Dünyada ve ülkemizde bitmeyen acılar, ağır sorunlar yaşanıyor.

Ekonomik sıkıntı, yüksek enflasyon, siyasal karmaşa, her gün değişen fiyat artışları  ailelerin ve onları oluşturan insanların yaşamını altüst etti adeta.

Bu ağır sorunlara dayanmakta zorlananların ve zorluk çekenlerin bir kısmı psikolojik bozukluk içine düşüp akla hayale gelmedik tavırlar sergileyerek bunları topluma yansıtır oldular.

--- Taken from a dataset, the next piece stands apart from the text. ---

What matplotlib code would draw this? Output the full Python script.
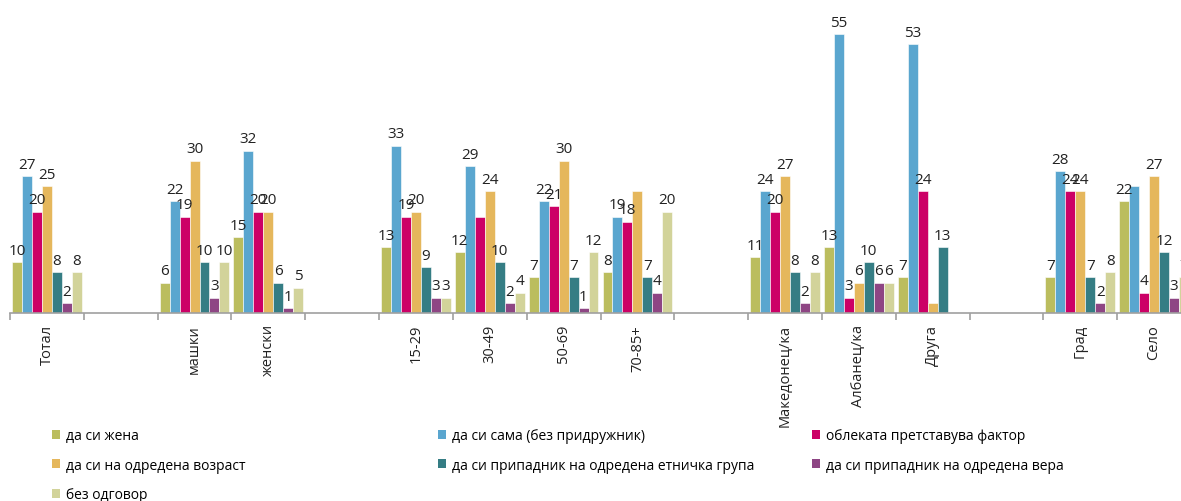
import numpy as np
import matplotlib
matplotlib.use('Agg')
import matplotlib.pyplot as plt
from matplotlib.patches import Patch

plt.rcParams['font.family'] = ['Open Sans', 'DejaVu Sans']

# categories ('' = empty slot between groups)
categories = ['Тотал', '', 'машки', 'женски', '', '15-29', '30-49', '50-69', '70-85+', '',
              'Македонец/ка', 'Албанец/ка', 'Друга', '', 'Град', 'Село']

series_names = ['да си жена', 'да си сама (без придружник)', 'облеката претставува фактор',
                'да си на одредена возраст', 'да си припадник на одредена етничка група',
                'да си припадник на одредена вера', 'без одговор']
colors = ['#BBBD5E', '#5AA6CF', '#CC0066', '#E5B75C', '#357D84', '#8E4584', '#D2D39A']

# values per category (None = empty slot), order as series_names
values = {
    'Тотал':        [10, 27, 20, 25, 8, 2, 8],
    'машки':        [6, 22, 19, 30, 10, 3, 10],
    'женски':       [15, 32, 20, 20, 6, 1, 5],
    '15-29':        [13, 33, 19, 20, 9, 3, 3],
    '30-49':        [12, 29, 19, 24, 10, 2, 4],
    '50-69':        [7, 22, 21, 30, 7, 1, 12],
    '70-85+':       [8, 19, 18, 24, 7, 4, 20],
    'Македонец/ка': [11, 24, 20, 27, 8, 2, 8],
    'Албанец/ка':   [13, 55, 3, 6, 10, 6, 6],
    'Друга':        [7, 53, 24, 2, 13, 0, 0],
    'Град':         [7, 28, 24, 24, 7, 2, 8],
    'Село':         [22, 25, 4, 27, 12, 3, 7],
}
# data labels that are not shown in the original chart
hidden_labels = {('30-49', 2), ('70-85+', 3), ('Друга', 3), ('Друга', 5), ('Друга', 6), ('Село', 1)}


def main():
    fig = plt.figure(figsize=(11.81, 5.02), dpi=100)
    ax = fig.add_axes([10 / 1181, 188 / 502, 1.0, 314 / 502])

    bw = 0.135
    x = np.arange(len(categories))
    for j, name in enumerate(series_names):
        xs, hs = [], []
        for i, cat in enumerate(categories):
            if cat in values:
                xs.append(x[i] + (j - 3) * bw)
                hs.append(values[cat][j])
        ax.bar(xs, hs, width=bw, color=colors[j], edgecolor='white', linewidth=0.4)

    for i, cat in enumerate(categories):
        if cat not in values:
            continue
        for j, v in enumerate(values[cat]):
            if (cat, j) in hidden_labels:
                continue
            ax.annotate(str(v), (x[i] + (j - 3) * bw, v), xytext=(0, 6), textcoords='offset points',
                        ha='center', va='baseline', fontsize=11, color='#222222')

    ax.set_xlim(-0.5, len(categories) - 0.5)
    ax.set_ylim(0, 61.9)
    ax.set_yticks([])
    for s in ['left', 'right', 'top']:
        ax.spines[s].set_visible(False)
    ax.spines['bottom'].set_color('#A0A0A0')
    ax.spines['bottom'].set_linewidth(1.2)

    ax.set_xticks(x)
    ax.set_xticklabels(categories, rotation=90, fontsize=10.5, color='#222222', va='top', ha='center')
    ax.tick_params(axis='x', which='major', length=0, pad=8)
    ax.set_xticks(np.arange(-0.5, len(categories), 1), minor=True)
    ax.tick_params(axis='x', which='minor', length=5, width=1.2, color='#A0A0A0')

    handles = [Patch(facecolor=c, edgecolor='none') for c in colors]
    columns = [[0, 3, 6], [1, 4], [2, 5]]
    col_x = [52 / 1181, 438 / 1181, 812 / 1181]
    for cx, idx in zip(col_x, columns):
        fig.legend([handles[k] for k in idx], [series_names[k] for k in idx],
                   loc='upper left', bbox_to_anchor=(cx, 1 - 429 / 502), frameon=False,
                   fontsize=10, handlelength=0.6, handleheight=0.6, handletextpad=0.4,
                   labelspacing=1.05, borderaxespad=0, borderpad=0)

    plt.savefig('out.png', dpi=100)


if __name__ == '__main__':
    main()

Örneklerini her gün gazetelerde okuyor ve televizyonlarda görüyoruz.

Hekimlerimiz şiddetten, saldırılardan, dayatılan haksız uygulamalardan bıkıp usandılar.

Polislerimiz atama yazılı sınavında kazandığı hakkı sözlü sınavda kaybettirildiğinde bunalıma girip intiharı düşünür oldu.

Üniversite öğrencileri yoklukla baş edemeyip evlerine döndüler. Çiftçinin traktörüne icra konulunca ürünleri tarlasında kaldı.

Emeklinin bir bölümü yokluk ve açlık sınırı içinde gidip geliyor.

Haksızlık ve adalete olan güvensizlik insanların ruh sağlığını bozdu.

Tüm olumsuzlukların yaşandığı bu topraklarda umudu düşündüren ve çoğaltan ne var derseniz?

Görevini halen hakkıyla yapan ve umudu çoğaltan  aydın, ulusalcı ve dürüst insanların, yazar ve sanatçılardan oluşan yurttaşlarımızın varlığı karanlık tabloların içindeki topluma umut ışığı yakıyor ve de umutları çoğaltıyor.